◆ Given instruction: Below are the records. Retype, exactly, the lines from the first through the line with "2, 45, 44];", and leave out the pictures.

◆ Collected data:
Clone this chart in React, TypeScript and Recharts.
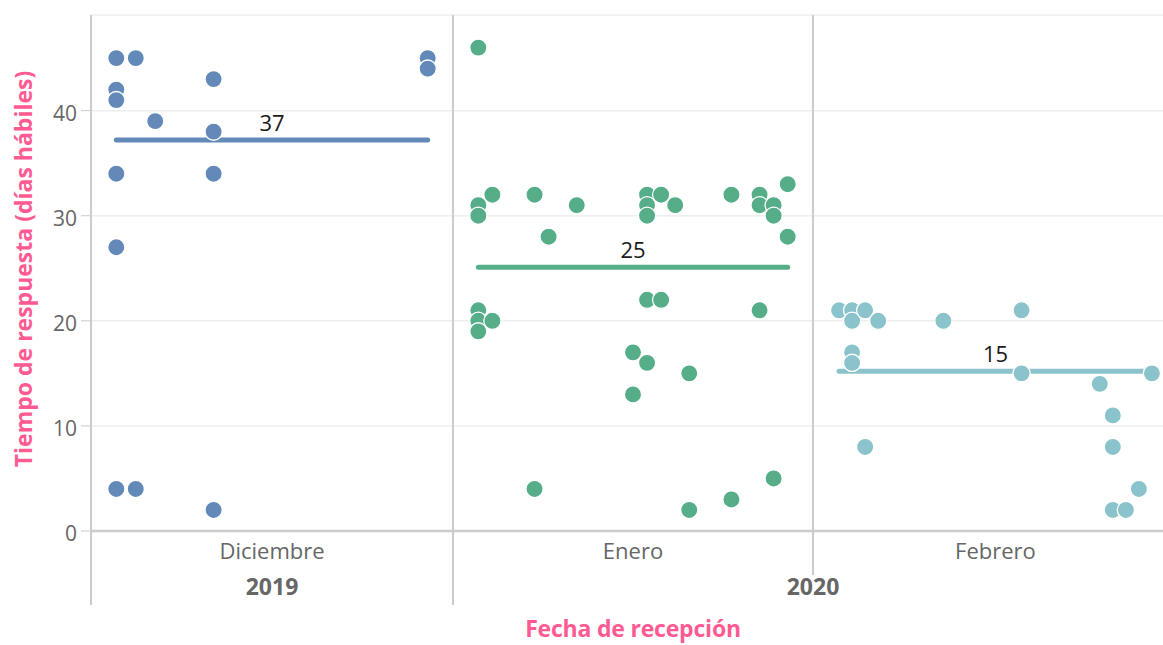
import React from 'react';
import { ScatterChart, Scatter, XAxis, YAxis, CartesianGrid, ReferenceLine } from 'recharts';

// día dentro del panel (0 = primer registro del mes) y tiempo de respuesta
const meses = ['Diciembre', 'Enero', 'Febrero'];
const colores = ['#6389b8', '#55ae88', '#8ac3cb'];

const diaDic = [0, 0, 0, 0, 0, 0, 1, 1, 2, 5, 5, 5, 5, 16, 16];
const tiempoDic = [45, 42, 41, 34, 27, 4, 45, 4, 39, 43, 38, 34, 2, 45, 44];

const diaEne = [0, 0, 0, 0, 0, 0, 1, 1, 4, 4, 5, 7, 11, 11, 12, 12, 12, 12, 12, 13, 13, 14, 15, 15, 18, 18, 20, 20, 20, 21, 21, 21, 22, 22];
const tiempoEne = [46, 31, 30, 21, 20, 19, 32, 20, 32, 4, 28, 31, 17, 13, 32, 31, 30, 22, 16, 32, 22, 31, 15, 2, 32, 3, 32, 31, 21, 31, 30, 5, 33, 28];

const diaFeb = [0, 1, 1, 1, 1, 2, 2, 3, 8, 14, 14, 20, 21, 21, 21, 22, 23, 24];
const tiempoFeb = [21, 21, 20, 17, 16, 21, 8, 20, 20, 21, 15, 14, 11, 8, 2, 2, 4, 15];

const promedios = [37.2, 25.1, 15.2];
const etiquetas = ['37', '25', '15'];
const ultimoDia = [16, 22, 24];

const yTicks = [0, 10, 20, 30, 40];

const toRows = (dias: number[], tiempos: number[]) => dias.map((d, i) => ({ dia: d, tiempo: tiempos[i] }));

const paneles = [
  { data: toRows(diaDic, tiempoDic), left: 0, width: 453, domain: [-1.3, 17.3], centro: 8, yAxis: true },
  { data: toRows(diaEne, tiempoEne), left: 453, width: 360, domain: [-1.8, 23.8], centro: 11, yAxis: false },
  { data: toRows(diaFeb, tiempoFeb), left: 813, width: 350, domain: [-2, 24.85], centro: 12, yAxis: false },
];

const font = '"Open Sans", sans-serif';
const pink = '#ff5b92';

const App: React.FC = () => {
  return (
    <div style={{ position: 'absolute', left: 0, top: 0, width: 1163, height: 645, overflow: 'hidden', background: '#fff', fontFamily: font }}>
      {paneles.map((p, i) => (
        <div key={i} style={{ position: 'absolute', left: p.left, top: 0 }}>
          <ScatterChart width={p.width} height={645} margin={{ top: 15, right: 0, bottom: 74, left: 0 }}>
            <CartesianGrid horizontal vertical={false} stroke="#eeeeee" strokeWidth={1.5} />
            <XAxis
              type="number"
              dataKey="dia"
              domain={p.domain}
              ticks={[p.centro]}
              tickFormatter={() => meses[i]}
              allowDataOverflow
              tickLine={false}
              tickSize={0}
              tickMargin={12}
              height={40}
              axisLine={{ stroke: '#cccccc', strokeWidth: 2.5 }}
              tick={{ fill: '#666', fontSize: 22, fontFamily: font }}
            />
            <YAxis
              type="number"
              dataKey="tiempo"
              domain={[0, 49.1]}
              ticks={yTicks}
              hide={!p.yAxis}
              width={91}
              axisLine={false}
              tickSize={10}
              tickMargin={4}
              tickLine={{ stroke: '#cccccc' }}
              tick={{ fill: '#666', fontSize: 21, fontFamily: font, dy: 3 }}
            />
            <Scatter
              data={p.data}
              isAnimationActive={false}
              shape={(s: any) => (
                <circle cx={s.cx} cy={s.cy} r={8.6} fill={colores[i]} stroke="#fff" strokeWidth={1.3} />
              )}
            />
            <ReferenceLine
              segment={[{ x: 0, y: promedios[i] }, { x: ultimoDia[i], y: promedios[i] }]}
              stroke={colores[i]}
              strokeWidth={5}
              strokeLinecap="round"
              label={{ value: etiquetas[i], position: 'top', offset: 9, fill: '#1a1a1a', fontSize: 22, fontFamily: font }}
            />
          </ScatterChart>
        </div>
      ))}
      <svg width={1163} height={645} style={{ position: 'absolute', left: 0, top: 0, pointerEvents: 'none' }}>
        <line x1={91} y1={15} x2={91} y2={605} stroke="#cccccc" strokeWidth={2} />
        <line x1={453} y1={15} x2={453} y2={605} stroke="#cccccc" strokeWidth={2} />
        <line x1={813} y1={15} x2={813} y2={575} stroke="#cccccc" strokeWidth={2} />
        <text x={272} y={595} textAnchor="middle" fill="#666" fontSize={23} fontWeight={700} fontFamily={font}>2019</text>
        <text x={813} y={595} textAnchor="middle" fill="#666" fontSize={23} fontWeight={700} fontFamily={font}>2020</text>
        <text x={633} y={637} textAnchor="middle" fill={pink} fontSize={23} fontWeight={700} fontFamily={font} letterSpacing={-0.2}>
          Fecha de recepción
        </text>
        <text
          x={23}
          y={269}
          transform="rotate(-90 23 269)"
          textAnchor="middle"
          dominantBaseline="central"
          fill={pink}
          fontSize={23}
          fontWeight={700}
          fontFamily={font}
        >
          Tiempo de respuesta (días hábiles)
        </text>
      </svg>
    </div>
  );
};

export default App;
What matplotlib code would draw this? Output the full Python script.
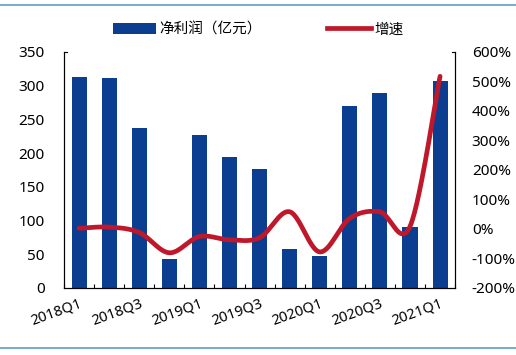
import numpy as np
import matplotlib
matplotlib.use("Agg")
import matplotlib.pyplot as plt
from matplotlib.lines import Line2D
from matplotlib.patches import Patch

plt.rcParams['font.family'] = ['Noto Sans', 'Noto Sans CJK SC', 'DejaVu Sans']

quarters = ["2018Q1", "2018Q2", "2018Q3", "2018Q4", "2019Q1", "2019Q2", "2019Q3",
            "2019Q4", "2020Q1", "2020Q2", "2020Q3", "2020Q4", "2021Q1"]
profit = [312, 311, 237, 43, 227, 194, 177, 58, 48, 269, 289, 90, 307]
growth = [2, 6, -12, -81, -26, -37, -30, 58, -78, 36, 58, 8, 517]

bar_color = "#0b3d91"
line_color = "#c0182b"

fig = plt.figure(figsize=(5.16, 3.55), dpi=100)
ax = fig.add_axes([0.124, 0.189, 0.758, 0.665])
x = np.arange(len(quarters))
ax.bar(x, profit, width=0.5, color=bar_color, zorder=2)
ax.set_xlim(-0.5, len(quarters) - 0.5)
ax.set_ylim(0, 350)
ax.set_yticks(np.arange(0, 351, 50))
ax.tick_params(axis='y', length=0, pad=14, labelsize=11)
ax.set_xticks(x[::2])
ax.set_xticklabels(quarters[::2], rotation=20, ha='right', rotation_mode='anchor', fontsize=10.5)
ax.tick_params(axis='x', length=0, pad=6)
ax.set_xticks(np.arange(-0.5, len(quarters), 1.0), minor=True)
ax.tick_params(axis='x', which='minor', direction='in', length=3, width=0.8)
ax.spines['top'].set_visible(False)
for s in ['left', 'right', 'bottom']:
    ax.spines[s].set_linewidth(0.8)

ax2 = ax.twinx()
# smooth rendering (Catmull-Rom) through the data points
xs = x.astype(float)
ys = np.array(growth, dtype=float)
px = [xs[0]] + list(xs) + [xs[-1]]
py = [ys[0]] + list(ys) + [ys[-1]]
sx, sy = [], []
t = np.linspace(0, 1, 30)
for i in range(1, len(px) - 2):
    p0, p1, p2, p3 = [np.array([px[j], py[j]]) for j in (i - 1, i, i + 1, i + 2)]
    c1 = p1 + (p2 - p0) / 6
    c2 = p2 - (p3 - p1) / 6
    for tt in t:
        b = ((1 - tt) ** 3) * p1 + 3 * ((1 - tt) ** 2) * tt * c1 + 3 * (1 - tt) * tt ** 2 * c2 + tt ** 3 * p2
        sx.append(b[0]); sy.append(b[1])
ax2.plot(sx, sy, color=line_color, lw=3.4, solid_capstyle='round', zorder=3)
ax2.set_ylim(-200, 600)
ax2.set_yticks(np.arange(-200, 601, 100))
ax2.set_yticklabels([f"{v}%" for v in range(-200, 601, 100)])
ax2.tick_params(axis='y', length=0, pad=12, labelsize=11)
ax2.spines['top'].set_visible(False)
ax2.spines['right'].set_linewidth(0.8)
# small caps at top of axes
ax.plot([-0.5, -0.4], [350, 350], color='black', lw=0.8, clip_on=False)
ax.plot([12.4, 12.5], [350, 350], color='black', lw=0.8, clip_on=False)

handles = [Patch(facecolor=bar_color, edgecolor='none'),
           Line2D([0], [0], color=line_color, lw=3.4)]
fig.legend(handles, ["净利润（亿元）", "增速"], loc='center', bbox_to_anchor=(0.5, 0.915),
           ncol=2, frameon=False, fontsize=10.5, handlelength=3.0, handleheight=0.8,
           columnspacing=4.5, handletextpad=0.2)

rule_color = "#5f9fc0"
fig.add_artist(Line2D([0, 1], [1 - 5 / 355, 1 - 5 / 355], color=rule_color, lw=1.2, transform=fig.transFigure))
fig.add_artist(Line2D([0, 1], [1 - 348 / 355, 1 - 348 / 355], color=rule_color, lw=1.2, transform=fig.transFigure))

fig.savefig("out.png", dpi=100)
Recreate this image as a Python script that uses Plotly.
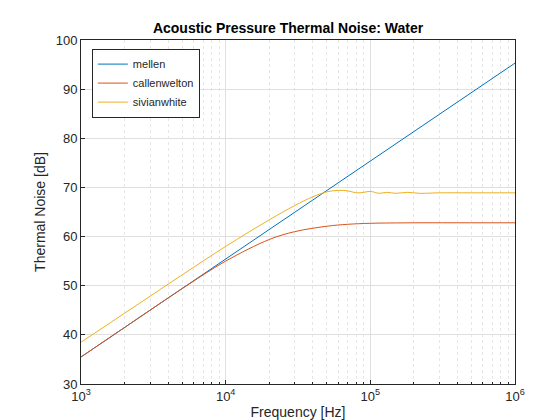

◆ Answer in full:
Clone this chart in React, TypeScript and Recharts.
import React from 'react';
import { ScatterChart, Scatter, XAxis, YAxis, CartesianGrid, ReferenceLine } from 'recharts';

// día dentro del panel (0 = primer registro del mes) y tiempo de respuesta
const meses = ['Diciembre', 'Enero', 'Febrero'];
const colores = ['#6389b8', '#55ae88', '#8ac3cb'];

const diaDic = [0, 0, 0, 0, 0, 0, 1, 1, 2, 5, 5, 5, 5, 16, 16];
const tiempoDic = [45, 42, 41, 34, 27, 4, 45, 4, 39, 43, 38, 34, 2, 45, 44];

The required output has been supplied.